Consider a bounded random variable $X:\Omega\to[0,1]$. Does there always exist a transformation $T:[0,1]\to \{0, 1\}$ such that $V(T(X))\geq V(X)$?
Remarks:
$T(X)$ will be a Bernoulli variable with the weight squeezed to the sides. Intuitively, it should be possible to do this in a way so that the variance increases.
A possible transformation would be $$ T(X)=\begin{cases}1 &\text{if } X\geq m \\ 0 &\text{otherwise}\end{cases} $$ with $m=E[X]$.
I initially thought that choosing $m$ the median of $X$ would solve the problem. However, it only works for continuous variables. A counter example for discrete variables can be found here Transformation increasing variance of bounded random variable
I would give partial credit for showing that there exists a constant $c>0$ such that for all $X:\Omega\to[0,1]$ there exists $T:[0, 1]\to\{0,1\}$ such that $V(T(X))\geq c\cdot V(X)$.
Consider first the intermediate transformation $$ T_\lambda(X) = \begin{cases} \lambda X & \text{if } X \leq \mu\\ X & \text{otherwise} \end{cases} $$ moving the leftward values closer to 0, and leaving the rightward elements unchanged.
Let $\mu_\lambda = E[T_\lambda(X)] = \lambda\int_{X\leq\mu} X dP + \int_{X> \mu} X dP = \mu - (1-\lambda)\int_{X\leq \mu} X dP = \mu - (1-\lambda)a$ with $a = \int_{X\leq \mu} X dP\in[0,1]$.

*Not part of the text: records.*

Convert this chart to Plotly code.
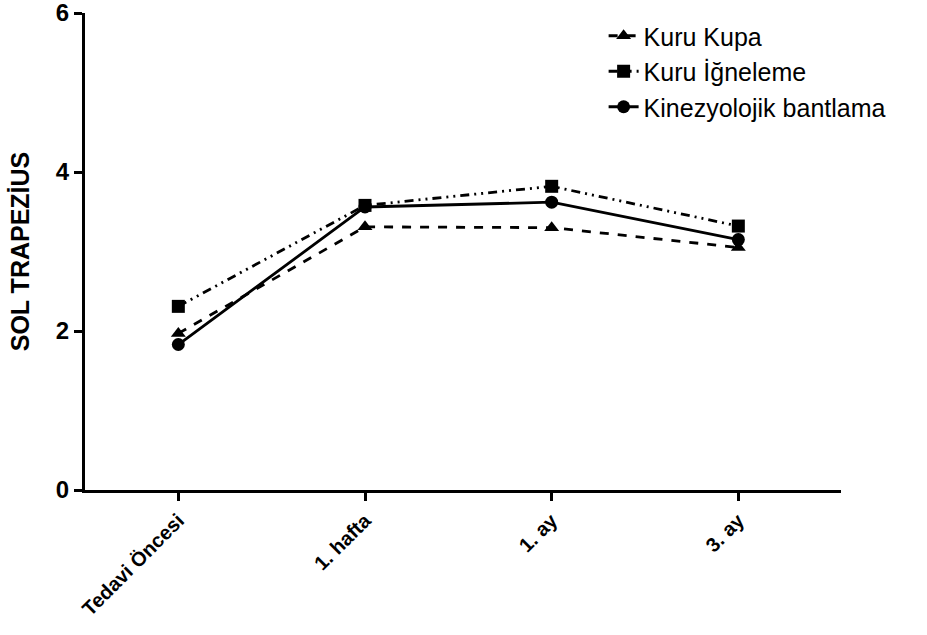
import plotly.graph_objects as go

# Time points and mean scores per treatment group
time_points = ["Tedavi Öncesi", "1. hafta", "1. ay", "3. ay"]
kuru_kupa = [1.97, 3.31, 3.30, 3.05]
kuru_igneleme = [2.31, 3.58, 3.82, 3.32]
kinezyolojik = [1.83, 3.56, 3.62, 3.15]
y_ticks = [0, 2, 4, 6]

x_pos = list(range(len(time_points)))

series = [
    ("Kuru Kupa", kuru_kupa, "dash", "triangle-up"),
    ("Kuru İğneleme", kuru_igneleme, "9px,5px,2px,5px,2px,5px", "square"),
    ("Kinezyolojik bantlama", kinezyolojik, "solid", "circle"),
]

fig = go.Figure()
for name, vals, dash, symbol in series:
    fig.add_trace(go.Scatter(
        x=x_pos, y=vals, name=name, mode="lines+markers",
        line=dict(color="black", width=2.8, dash=dash),
        marker=dict(symbol=symbol, size=13, color="black"),
    ))

font_family = "Liberation Sans, Arial"

fig.update_layout(
    width=927, height=635,
    margin=dict(l=85, r=86, t=13, b=145),
    plot_bgcolor="white", paper_bgcolor="white",
    showlegend=True,
    legend=dict(
        x=0.686, y=1.0, xanchor="left", yanchor="top",
        font=dict(family=font_family, size=25, color="black"),
        bgcolor="rgba(0,0,0,0)", tracegroupgap=1,
    ),
    xaxis=dict(
        range=[-0.5, 3.55], tickvals=x_pos, ticktext=time_points,
        tickangle=-45, showgrid=False, zeroline=False, automargin=False,
        showline=True, linecolor="black", linewidth=3,
        ticks="outside", ticklen=8, tickwidth=2.5, tickcolor="black",
        tickfont=dict(family=font_family, size=20, color="black", weight="bold"),
    ),
    yaxis=dict(
        range=[0, 6], tickvals=y_ticks, ticktext=[str(v) for v in y_ticks],
        showgrid=False, zeroline=False, automargin=False,
        ticklabeloverflow="allow",
        showline=True, linecolor="black", linewidth=3,
        ticks="outside", ticklen=8, tickwidth=2.5, tickcolor="black",
        tickfont=dict(family=font_family, size=24, color="black", weight="bold"),
        title=dict(text="SOL TRAPEZİUS", standoff=20,
                   font=dict(family=font_family, size=25, color="black", weight="bold")),
    ),
)

fig.write_html("out.html")
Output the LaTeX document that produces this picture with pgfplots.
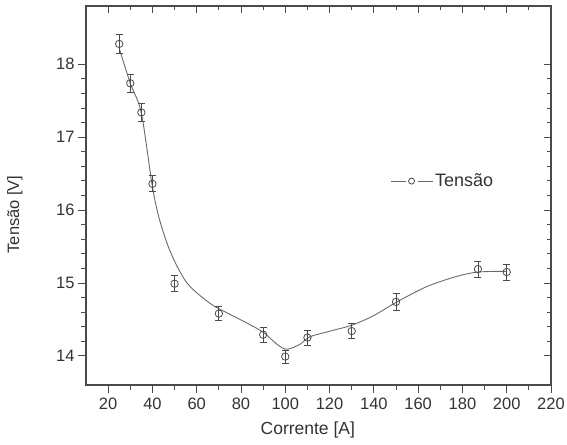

The variance $V(T_\lambda(X)) = \int_{x \leq \mu} (\lambda x -\mu_\lambda)^2 dP + \int_{x> \mu} (x - \mu_\lambda)^2 dP$. Taking the derivative \begin{align*} \frac{\partial}{\partial \lambda} V(T_\lambda(X)) &= \frac{\partial}{\partial \lambda} \int_{x \leq \mu} (\lambda x -\mu_\lambda)^2 dP +\frac{\partial}{\partial \lambda} \int_{x> \mu} (x - \mu_\lambda)^2 dP\\ &= \int_{x \leq \mu} \frac{\partial}{\partial \lambda} (\lambda x - \mu_\lambda)^2 dP + \int_{x> \mu}\frac{\partial}{\partial \lambda} (x - \mu_\lambda)^2 dP\\ &= \int_{x \leq \mu} 2(x-a)(\lambda x - \mu_\lambda) dP + \int_{x> \mu}2(-a)(x - \mu_\lambda) dP\\ &= 2\int_{x \leq \mu} x(\lambda x - \mu_\lambda) dP -2a\left(\int_{x \leq \mu} (\lambda x - \mu_\lambda) dP + \int_{x> \mu} (x - \mu_\lambda) dP\right)\\ &= 2\int_{x \leq \mu} x(\lambda x - \mu_\lambda) dP -2a\int (T_\lambda(x) - \mu_\lambda) dP\\ &= 2\int_{x \leq \mu} x(\lambda x - \mu_\lambda) dP \end{align*} Thus, the derivative $\frac{\partial}{\partial \lambda} V(T_\lambda(X)) \leq 0$, since $\mu_\lambda\geq \lambda\mu$ implies that $\lambda x - \mu_\lambda \leq \lambda (x - \mu) \leq 0$ for $x \leq \mu$. Therefore $V(X) = V(T_1(X)) \leq V(T_0(X))$. We have thereby shown that the variance increases if we shift the leftmost ``half'' of $X$ to 0. We can now apply the same argument to $-T_0(X)$, getting $V(T_0(X)) = V(-T_0(X))\leq V(T_0(-T_0(X))) = V(T(X))$.